Iconic clocktower in Cardiff Central is being revamped as part of rail station refurbishment
Network Rail Wales & Borders engineers have revealed some of Cardiff Central station’s long-lost secrets as they deliver essential refurbishment work.
The work to the Grade II listed art deco station, originally built in 1850 and redesigned in the 1930s, includes specialist cleaning of the Portland stone façade and work to increase the capacity of the roof drainage outlets to make it more weather-proof.
As part of the station upgrade, the famous clock tower is also being refurbished. Drawings uncovered by Network Rail engineers ahead of the work revealed the tower was originally designed to house a ventilation system, with no clock in the design.
The air intake system was later made redundant and four clock faces were incorporated, retaining the architectural feature of the tower and adding purpose for passengers.
The drawings, dated 1933 from Great Western Railways Architects Office, revealed several other changes to the original design, including the addition of three entrances. Part of the station, which now hosts retail outlets, was also dedicated to dining and refreshment facilities with a tea room and beer and wine cellars, to serve the needs of thirsty passengers.
Extensive roof glazing was also incorporated in the original design to allow natural light to enter the booking hall.

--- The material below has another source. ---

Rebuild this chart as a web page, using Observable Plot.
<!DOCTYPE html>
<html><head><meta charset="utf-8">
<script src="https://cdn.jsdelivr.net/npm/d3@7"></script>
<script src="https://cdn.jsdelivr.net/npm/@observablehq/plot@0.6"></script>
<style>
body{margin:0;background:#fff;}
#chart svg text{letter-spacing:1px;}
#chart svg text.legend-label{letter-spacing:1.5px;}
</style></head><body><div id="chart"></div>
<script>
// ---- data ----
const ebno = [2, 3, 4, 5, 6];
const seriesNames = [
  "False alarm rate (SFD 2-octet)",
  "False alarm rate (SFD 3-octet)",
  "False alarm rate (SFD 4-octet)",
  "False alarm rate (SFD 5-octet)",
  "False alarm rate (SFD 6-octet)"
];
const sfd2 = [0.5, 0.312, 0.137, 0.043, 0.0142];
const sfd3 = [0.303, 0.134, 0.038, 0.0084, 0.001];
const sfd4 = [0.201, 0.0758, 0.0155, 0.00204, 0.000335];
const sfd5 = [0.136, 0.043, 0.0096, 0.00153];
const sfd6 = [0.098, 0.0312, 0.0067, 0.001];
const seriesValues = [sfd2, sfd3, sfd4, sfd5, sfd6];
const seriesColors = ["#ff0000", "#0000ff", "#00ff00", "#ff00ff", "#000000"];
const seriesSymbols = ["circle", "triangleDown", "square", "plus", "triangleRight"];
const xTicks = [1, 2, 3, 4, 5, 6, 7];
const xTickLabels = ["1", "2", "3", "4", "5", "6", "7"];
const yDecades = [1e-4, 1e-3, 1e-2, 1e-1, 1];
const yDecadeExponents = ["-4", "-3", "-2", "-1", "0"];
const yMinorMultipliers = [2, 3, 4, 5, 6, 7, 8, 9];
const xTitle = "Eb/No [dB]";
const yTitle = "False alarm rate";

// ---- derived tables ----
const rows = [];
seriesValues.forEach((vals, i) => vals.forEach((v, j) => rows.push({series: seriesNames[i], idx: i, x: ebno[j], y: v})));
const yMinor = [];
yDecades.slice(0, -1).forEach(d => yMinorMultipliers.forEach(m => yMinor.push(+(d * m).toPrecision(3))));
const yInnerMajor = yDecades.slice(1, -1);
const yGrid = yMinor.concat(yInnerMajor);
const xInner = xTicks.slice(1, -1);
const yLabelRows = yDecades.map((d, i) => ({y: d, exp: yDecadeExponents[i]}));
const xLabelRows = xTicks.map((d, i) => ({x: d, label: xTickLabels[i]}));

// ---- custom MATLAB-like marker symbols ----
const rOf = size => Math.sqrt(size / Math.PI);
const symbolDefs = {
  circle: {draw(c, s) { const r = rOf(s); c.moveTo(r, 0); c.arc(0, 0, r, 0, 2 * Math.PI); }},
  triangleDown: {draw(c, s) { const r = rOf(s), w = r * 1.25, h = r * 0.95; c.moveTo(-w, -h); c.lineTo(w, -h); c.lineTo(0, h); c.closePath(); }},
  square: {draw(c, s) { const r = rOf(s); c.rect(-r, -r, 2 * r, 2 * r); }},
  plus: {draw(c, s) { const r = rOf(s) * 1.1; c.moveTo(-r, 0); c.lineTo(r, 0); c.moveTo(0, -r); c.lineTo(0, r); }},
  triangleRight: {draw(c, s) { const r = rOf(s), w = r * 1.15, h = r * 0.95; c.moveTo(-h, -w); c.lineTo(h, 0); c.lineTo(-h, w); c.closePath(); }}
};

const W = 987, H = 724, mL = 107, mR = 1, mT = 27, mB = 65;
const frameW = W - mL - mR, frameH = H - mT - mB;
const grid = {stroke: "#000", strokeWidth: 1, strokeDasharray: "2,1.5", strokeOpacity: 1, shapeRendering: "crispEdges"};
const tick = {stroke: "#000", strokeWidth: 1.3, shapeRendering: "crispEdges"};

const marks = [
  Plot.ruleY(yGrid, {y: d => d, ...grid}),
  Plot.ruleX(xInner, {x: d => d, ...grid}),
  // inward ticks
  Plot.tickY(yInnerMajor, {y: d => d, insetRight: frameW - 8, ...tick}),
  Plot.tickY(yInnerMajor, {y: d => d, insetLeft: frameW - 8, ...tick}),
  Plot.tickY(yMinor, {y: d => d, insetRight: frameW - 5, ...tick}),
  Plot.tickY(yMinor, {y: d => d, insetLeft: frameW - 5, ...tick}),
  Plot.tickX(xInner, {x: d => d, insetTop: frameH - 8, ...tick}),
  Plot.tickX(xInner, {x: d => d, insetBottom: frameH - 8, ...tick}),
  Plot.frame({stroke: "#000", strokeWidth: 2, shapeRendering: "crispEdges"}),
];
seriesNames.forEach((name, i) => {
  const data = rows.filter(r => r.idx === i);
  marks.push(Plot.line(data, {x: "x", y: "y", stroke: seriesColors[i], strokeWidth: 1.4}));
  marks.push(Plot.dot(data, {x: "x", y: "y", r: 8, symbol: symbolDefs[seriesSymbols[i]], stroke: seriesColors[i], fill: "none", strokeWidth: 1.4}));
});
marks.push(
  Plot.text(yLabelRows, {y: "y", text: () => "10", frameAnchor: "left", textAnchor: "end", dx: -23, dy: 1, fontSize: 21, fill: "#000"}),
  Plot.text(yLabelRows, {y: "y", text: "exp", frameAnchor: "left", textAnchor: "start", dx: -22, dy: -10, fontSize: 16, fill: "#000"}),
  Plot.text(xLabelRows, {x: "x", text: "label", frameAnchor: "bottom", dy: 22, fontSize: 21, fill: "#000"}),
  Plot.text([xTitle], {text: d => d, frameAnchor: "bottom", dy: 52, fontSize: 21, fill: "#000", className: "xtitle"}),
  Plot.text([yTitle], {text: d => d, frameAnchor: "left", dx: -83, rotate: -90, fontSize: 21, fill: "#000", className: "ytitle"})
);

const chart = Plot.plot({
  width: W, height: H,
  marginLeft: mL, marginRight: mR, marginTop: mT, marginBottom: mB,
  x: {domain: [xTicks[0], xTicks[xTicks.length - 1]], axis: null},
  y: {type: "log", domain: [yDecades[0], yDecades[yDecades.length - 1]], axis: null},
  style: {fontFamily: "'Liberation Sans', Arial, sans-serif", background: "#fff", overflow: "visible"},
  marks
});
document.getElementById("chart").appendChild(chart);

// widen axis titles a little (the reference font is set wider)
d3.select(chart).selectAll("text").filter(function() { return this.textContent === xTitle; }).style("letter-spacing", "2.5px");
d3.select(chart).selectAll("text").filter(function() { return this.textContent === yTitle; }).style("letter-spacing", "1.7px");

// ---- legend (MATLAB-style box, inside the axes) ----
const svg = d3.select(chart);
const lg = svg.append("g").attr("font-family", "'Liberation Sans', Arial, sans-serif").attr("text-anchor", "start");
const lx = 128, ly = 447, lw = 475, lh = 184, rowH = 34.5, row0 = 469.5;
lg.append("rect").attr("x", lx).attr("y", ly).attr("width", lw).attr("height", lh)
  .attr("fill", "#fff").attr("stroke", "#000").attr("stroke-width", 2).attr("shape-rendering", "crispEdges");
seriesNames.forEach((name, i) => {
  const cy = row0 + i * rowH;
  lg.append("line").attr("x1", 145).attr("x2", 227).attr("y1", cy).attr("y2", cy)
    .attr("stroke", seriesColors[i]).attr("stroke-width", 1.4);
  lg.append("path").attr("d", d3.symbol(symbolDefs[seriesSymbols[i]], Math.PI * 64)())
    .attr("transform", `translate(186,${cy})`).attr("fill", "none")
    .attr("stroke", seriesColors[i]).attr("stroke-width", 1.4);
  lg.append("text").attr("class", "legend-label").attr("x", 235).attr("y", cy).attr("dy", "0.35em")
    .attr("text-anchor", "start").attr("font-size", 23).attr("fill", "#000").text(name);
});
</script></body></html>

Still in existence today, these glazed sections of the ceiling are now served by artificial light and the glazed sections of the roof have been infilled with slate to match the adjacent covering.
Chris Wildy, works delivery manager for Network Rail in Wales and Borders, said: “Our work at Cardiff Central station is progressing well and will help ensure Wales’ busiest station is looking its best at a time when the surrounding area is being transformed by exciting new developments.
“As a listed building, we have been working closely with specialist contractors, local conservation officers and Cadw, to ensure original features including the stone façade are preserved for future generations.
“We thank passengers for their patience while we carry out this work and assure them that we are doing all we can to keep disruption to a minimum.”
James Price, Transport for Wales CEO, added: “We welcome this investment from Network Rail into Cardiff Central station, improvements such as this are helping us positively transform rail services throughout Wales.
“Clearly, further long-term investment is required in the future and we are working with the Welsh Government, Department for Transport and Cardiff Capital Region City Deal to secure this.”
Temporary scaffolding is in place while the work is undertaken but no passenger disruption will be caused during the refurbishment. The work is expected to be completed by end of April 2019.